What to produce -
Quote the listing below in full and exactly as written, but omit every picture.
** Begin Material **
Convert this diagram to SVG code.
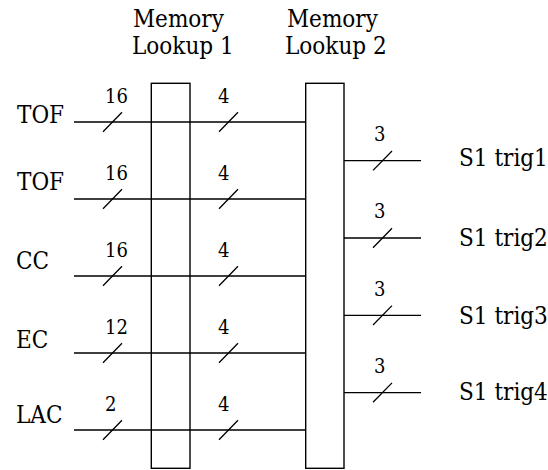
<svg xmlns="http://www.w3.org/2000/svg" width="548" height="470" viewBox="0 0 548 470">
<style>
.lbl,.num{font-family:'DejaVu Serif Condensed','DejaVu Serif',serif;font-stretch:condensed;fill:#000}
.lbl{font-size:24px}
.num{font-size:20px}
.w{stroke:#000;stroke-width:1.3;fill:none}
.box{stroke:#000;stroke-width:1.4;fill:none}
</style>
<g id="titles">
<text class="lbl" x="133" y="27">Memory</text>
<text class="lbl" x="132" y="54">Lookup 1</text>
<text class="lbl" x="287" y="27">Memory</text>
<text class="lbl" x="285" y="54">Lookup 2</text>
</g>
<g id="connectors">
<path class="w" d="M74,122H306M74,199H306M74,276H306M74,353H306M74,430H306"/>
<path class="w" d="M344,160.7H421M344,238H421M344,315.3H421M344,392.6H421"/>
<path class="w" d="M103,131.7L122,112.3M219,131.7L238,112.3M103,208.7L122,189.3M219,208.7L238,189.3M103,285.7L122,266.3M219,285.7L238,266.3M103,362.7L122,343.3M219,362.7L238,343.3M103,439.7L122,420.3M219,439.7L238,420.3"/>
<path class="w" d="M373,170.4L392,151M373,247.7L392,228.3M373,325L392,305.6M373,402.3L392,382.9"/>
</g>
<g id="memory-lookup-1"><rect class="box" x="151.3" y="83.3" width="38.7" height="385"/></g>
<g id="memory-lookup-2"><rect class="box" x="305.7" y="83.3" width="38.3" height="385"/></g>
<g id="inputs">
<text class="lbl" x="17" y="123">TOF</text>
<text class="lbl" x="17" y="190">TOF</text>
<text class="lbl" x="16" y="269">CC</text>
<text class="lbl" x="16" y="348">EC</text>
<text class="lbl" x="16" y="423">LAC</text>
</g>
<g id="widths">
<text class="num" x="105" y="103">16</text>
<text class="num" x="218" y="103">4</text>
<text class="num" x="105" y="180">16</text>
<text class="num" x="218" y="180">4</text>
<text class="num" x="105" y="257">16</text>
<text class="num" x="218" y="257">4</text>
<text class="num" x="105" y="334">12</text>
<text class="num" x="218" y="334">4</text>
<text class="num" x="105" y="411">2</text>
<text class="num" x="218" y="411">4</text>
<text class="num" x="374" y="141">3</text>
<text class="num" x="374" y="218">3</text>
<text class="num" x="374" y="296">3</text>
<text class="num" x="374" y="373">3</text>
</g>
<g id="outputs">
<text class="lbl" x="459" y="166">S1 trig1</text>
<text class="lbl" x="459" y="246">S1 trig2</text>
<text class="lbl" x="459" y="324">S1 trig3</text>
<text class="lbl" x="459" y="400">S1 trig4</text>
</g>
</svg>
** End Material **
Correct result -
Convert this diagram to SVG code.
<svg xmlns="http://www.w3.org/2000/svg" width="548" height="470" viewBox="0 0 548 470">
<style>
.lbl,.num{font-family:'DejaVu Serif Condensed','DejaVu Serif',serif;font-stretch:condensed;fill:#000}
.lbl{font-size:24px}
.num{font-size:20px}
.w{stroke:#000;stroke-width:1.3;fill:none}
.box{stroke:#000;stroke-width:1.4;fill:none}
</style>
<g id="titles">
<text class="lbl" x="133" y="27">Memory</text>
<text class="lbl" x="132" y="54">Lookup 1</text>
<text class="lbl" x="287" y="27">Memory</text>
<text class="lbl" x="285" y="54">Lookup 2</text>
</g>
<g id="connectors">
<path class="w" d="M74,122H306M74,199H306M74,276H306M74,353H306M74,430H306"/>
<path class="w" d="M344,160.7H421M344,238H421M344,315.3H421M344,392.6H421"/>
<path class="w" d="M103,131.7L122,112.3M219,131.7L238,112.3M103,208.7L122,189.3M219,208.7L238,189.3M103,285.7L122,266.3M219,285.7L238,266.3M103,362.7L122,343.3M219,362.7L238,343.3M103,439.7L122,420.3M219,439.7L238,420.3"/>
<path class="w" d="M373,170.4L392,151M373,247.7L392,228.3M373,325L392,305.6M373,402.3L392,382.9"/>
</g>
<g id="memory-lookup-1"><rect class="box" x="151.3" y="83.3" width="38.7" height="385"/></g>
<g id="memory-lookup-2"><rect class="box" x="305.7" y="83.3" width="38.3" height="385"/></g>
<g id="inputs">
<text class="lbl" x="17" y="123">TOF</text>
<text class="lbl" x="17" y="190">TOF</text>
<text class="lbl" x="16" y="269">CC</text>
<text class="lbl" x="16" y="348">EC</text>
<text class="lbl" x="16" y="423">LAC</text>
</g>
<g id="widths">
<text class="num" x="105" y="103">16</text>
<text class="num" x="218" y="103">4</text>
<text class="num" x="105" y="180">16</text>
<text class="num" x="218" y="180">4</text>
<text class="num" x="105" y="257">16</text>
<text class="num" x="218" y="257">4</text>
<text class="num" x="105" y="334">12</text>
<text class="num" x="218" y="334">4</text>
<text class="num" x="105" y="411">2</text>
<text class="num" x="218" y="411">4</text>
<text class="num" x="374" y="141">3</text>
<text class="num" x="374" y="218">3</text>
<text class="num" x="374" y="296">3</text>
<text class="num" x="374" y="373">3</text>
</g>
<g id="outputs">
<text class="lbl" x="459" y="166">S1 trig1</text>
<text class="lbl" x="459" y="246">S1 trig2</text>
<text class="lbl" x="459" y="324">S1 trig3</text>
<text class="lbl" x="459" y="400">S1 trig4</text>
</g>
</svg>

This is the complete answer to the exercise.